Peter Wehner made Mark Levin the target of his work at Commentary lately, as an extension of his zeal to cast G. W. Bush as more of a conservative than Reagan was, and label numerous prominent conservatives as “purists” in desperate need of moderating their tone. Levin, rejecting the notion of being lectured to by a Bush grandee responded, correcting Wehner and calling attention to his aptitude for cherry-picking facts so that he can knock down prominent conservatives, and conservative causes.
Peter Wehner arrived in Washington D.C. in 1983, and never left. He was hired by Bill Bennett as a speechwriter in 1987, very late in the Reagan Presidency, and that is how Wehner lays claim to being a Reagan alum, and somehow, in his mind, it makes him an expert in decoding the Reagan philosophy. But Wehner went on to be part of a team of speechwriters for the second Bush presidency, alongside Michael Gerson, and stayed with the Bush administration, in a capacity that the Washington Post described as, “paid to read, to think, to prod, to brainstorm — all without accountability.” Bill Kristol said of Wehner in 2004, “One reason Pete really is important is that he has very close relations with both Karl (Rove) and Mike (Gerson), and that’s two of the five or six most important people in the Bush White House,” and those relationships are still operating as I have pointed out in, “Magnificent Imbeciles,” and “Bush’s Mediocrity Brigade.”

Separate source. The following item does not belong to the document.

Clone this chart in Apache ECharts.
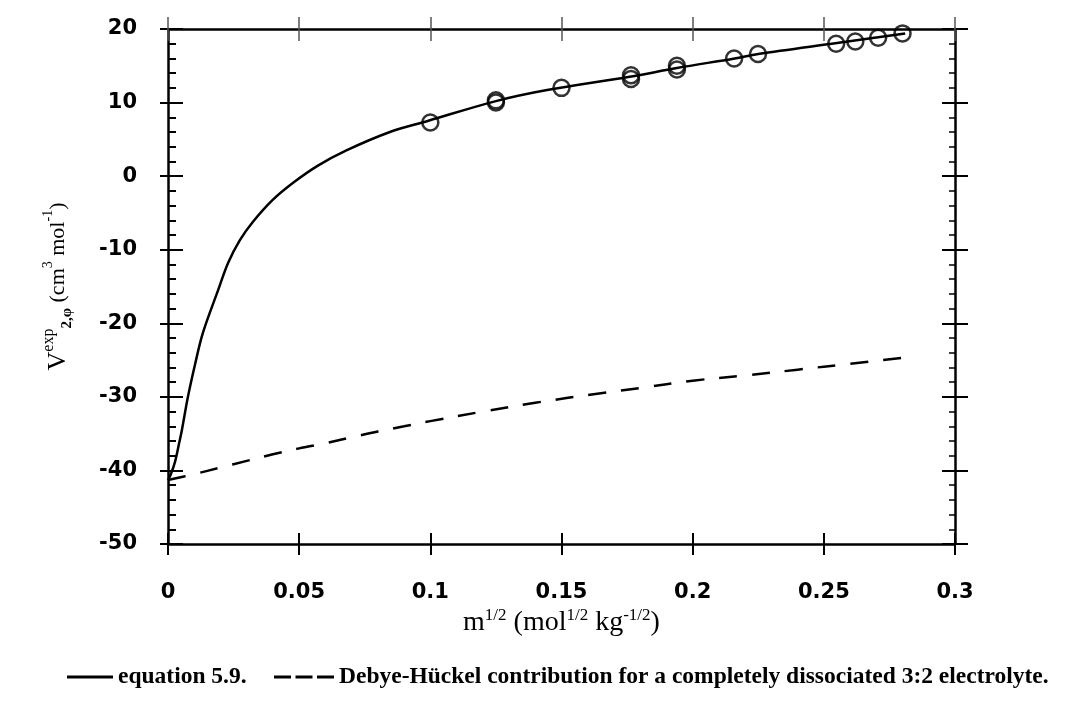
<!DOCTYPE html>
<html>
<head>
<meta charset="utf-8">
<script src="https://cdn.jsdelivr.net/npm/echarts@6/dist/echarts.min.js"></script>
<style>
html,body{margin:0;padding:0;background:#fff;}
#chart{width:1075px;height:707px;}
</style>
</head>
<body>
<div id="chart"></div>
<script>
// ---- data ----
const solidName = 'equation 5.9.';
const dashName = 'Debye-Hückel contribution for a completely dissociated 3:2 electrolyte.';

const solidX = [0, 0.001, 0.0027, 0.004, 0.0053, 0.0076, 0.0103, 0.0133, 0.0191, 0.0229, 0.0274, 0.0324, 0.040, 0.0477, 0.057, 0.068, 0.0846, 0.099, 0.125, 0.1445, 0.176, 0.194, 0.216, 0.225, 0.255, 0.281];
const solidY = [-41.3, -40.6, -38.8, -36.7, -34.5, -30.0, -25.6, -21.3, -15.5, -11.8, -8.7, -6.2, -3.2, -0.9, 1.4, 3.5, 6.0, 7.5, 10.2, 11.7, 13.5, 14.7, 16.0, 16.6, 18.1, 19.4];

const dashX = [0, 0.01, 0.02, 0.03, 0.04, 0.05, 0.06, 0.07, 0.08, 0.09, 0.10, 0.12, 0.14, 0.165, 0.18, 0.20, 0.22, 0.24, 0.26, 0.28];
const dashY = [-41.3, -40.5, -39.6, -38.7, -37.8, -37.0, -36.3, -35.5, -34.7, -34.0, -33.3, -32.0, -30.8, -29.5, -28.8, -27.8, -27.1, -26.3, -25.5, -24.7];

const pointX = [0.1, 0.125, 0.125, 0.15, 0.1765, 0.1765, 0.194, 0.194, 0.2158, 0.2249, 0.2547, 0.262, 0.2707, 0.280];
const pointY = [7.3, 10.0, 10.3, 12.0, 13.2, 13.7, 14.5, 15.0, 16.0, 16.6, 18.0, 18.3, 18.8, 19.4];

const xTickLabels = ['0', '0.05', '0.1', '0.15', '0.2', '0.25', '0.3'];
const yTickLabels = ['-50', '-40', '-30', '-20', '-10', '0', '10', '20'];

const zip = (a, b) => a.map((v, i) => [v, b[i]]);

const serif = 'Liberation Serif';
const sans = 'DejaVu Sans';

const xBase = {type: 'value', min: 0, max: 0.3, interval: 0.05, splitLine: {show: false}};
const yBase = {type: 'value', min: -50, max: 20, interval: 10, splitLine: {show: false}};
const axisLine = {show: true, onZero: false, lineStyle: {color: '#000', width: 2.5}};
const noLine = {show: false, onZero: false};

const legendText = {fontFamily: serif, fontWeight: 'bold', fontSize: 23.5, color: '#000'};

const chart = echarts.init(document.getElementById('chart'));
chart.setOption({
  animation: false,
  backgroundColor: '#fff',
  grid: {left: 168, right: 120, top: 29, bottom: 163, containLabel: false},
  legend: [
    {
      left: 67, top: 665, padding: 0, itemWidth: 46, itemHeight: 3, selectedMode: false,
      data: [{name: solidName, icon: 'path://M0,0H46V3H0Z'}],
      textStyle: legendText
    },
    {
      left: 274, top: 665, padding: 0, itemWidth: 60, itemHeight: 3, selectedMode: false,
      data: [{name: dashName, icon: 'path://M0,0H17V3H0Z M21.5,0H38.5V3H21.5Z M43,0H60V3H43Z'}],
      textStyle: legendText
    }
  ],
  xAxis: [
    Object.assign({}, xBase, {
      position: 'bottom',
      axisLine: axisLine,
      axisTick: {show: true, inside: true, length: 11, lineStyle: {color: '#000', width: 2}},
      axisLabel: {
        margin: 38, color: '#000', fontFamily: sans, fontWeight: 'bold', fontSize: 21,
        formatter: v => xTickLabels[Math.round(v / 0.05)]
      },
      name: '{n|m}{s|1/2}{n| (mol}{s|1/2}{n| kg}{s|-1/2}{n|)}',
      nameLocation: 'middle', nameGap: 63, nameMoveOverlap: false,
      nameTextStyle: {
        fontFamily: serif, fontSize: 28, color: '#000',
        rich: {
          n: {fontFamily: serif, fontSize: 28, lineHeight: 32, color: '#000'},
          s: {fontFamily: serif, fontSize: 17, lineHeight: 18, verticalAlign: 'top', color: '#000'}
        }
      }
    }),
    Object.assign({}, xBase, {
      position: 'bottom', axisLine: noLine,
      axisTick: {show: true, inside: false, length: 11, lineStyle: {color: '#000', width: 2}},
      axisLabel: {show: false}
    }),
    Object.assign({}, xBase, {
      position: 'top', axisLine: axisLine,
      axisTick: {show: true, inside: true, length: 12, lineStyle: {color: '#555', width: 1.5}},
      axisLabel: {show: false}
    }),
    Object.assign({}, xBase, {
      position: 'top', axisLine: noLine,
      axisTick: {show: true, inside: false, length: 12, lineStyle: {color: '#555', width: 1.5}},
      axisLabel: {show: false}
    })
  ],
  yAxis: [
    Object.assign({}, yBase, {
      position: 'left',
      axisLine: axisLine,
      axisTick: {show: true, inside: true, length: 15, lineStyle: {color: '#000', width: 2}},
      minorTick: {show: true, splitNumber: 5, length: 8, lineStyle: {color: '#000', width: 2}},
      axisLabel: {
        margin: 31, color: '#000', fontFamily: sans, fontWeight: 'bold', fontSize: 21,
        formatter: v => yTickLabels[Math.round((v + 50) / 10)]
      },
      name: '{v|V}{sp|exp}{sb|2,φ}{n| (cm}{s|3}{n| mol}{s|-1}{n|)}',
      nameLocation: 'middle', nameGap: 93, nameMoveOverlap: false,
      nameTextStyle: {
        fontFamily: serif, fontSize: 22, color: '#000',
        rich: {
          v: {fontFamily: serif, fontSize: 26, lineHeight: 34, color: '#000'},
          n: {fontFamily: serif, fontSize: 22, lineHeight: 34, color: '#000'},
          sp: {fontFamily: serif, fontSize: 16, lineHeight: 17, verticalAlign: 'top', color: '#000'},
          sb: {fontFamily: serif, fontSize: 15, fontWeight: 'bold', lineHeight: 17, verticalAlign: 'bottom', color: '#000'},
          s: {fontFamily: serif, fontSize: 14, lineHeight: 17, verticalAlign: 'top', color: '#000'}
        }
      }
    }),
    Object.assign({}, yBase, {
      position: 'left', axisLine: noLine,
      axisTick: {show: true, inside: false, length: 8, lineStyle: {color: '#000', width: 2}},
      axisLabel: {show: false}
    }),
    Object.assign({}, yBase, {
      position: 'right', axisLine: axisLine,
      axisTick: {show: true, inside: true, length: 13, lineStyle: {color: '#000', width: 2}},
      minorTick: {show: true, splitNumber: 5, length: 6, lineStyle: {color: '#000', width: 1.5}},
      axisLabel: {show: false}
    }),
    Object.assign({}, yBase, {
      position: 'right', axisLine: noLine,
      axisTick: {show: true, inside: false, length: 13, lineStyle: {color: '#000', width: 2}},
      axisLabel: {show: false}
    })
  ],
  series: [
    {
      name: solidName, type: 'line', xAxisIndex: 0, yAxisIndex: 0,
      data: zip(solidX, solidY), showSymbol: false, symbol: 'none',
      smooth: 0.35,
      lineStyle: {color: '#000', width: 2.5, type: 'solid'},
      itemStyle: {color: '#000'}
    },
    {
      name: dashName, type: 'line', xAxisIndex: 0, yAxisIndex: 0,
      data: zip(dashX, dashY), showSymbol: false, symbol: 'none',
      smooth: 0.35,
      lineStyle: {color: '#000', width: 2.5, type: [18, 15]},
      itemStyle: {color: '#000'}
    },
    {
      name: 'data', type: 'scatter', xAxisIndex: 0, yAxisIndex: 0,
      data: zip(pointX, pointY), symbol: 'circle', symbolSize: 16,
      itemStyle: {color: 'rgba(0,0,0,0)', borderColor: '#000', borderWidth: 2.5}
    }
  ]
});
</script>
</body>
</html>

So it is in that mindset that Wehner has been operating at Commentary. He most definitely is a Bush alum, marinated in the philosophy of so-called, “compassionate conservatism,” which smears conservatism as mean, simply by the qualifier. Understand, he is not promoting conservatism at all when he operates under the notion that it is what it is not.

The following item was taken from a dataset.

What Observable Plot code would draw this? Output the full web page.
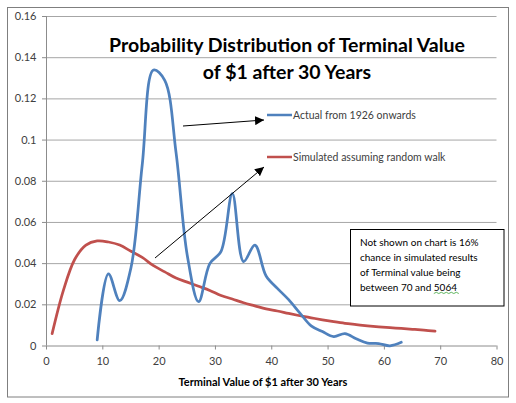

In order to promote his harmful view of conservatism, Wehner needs to show exhibits of who he believes are not proper examples, and, as he and Henry Olsen have published, how conservatives of today need to heed their view, the Bush view of Reagan, which is at odds with the reality of who Reagan was.
Wehner’s type of phony idealism is what drew the ire recently of prominent Reaganites like Mark Levin, Don Devine, and Craig Shirley, just to name a few. But there is a very long list of prominent conservatives whom Wehner has trashed so that he can sell his Bush mush philosophy of expanded government.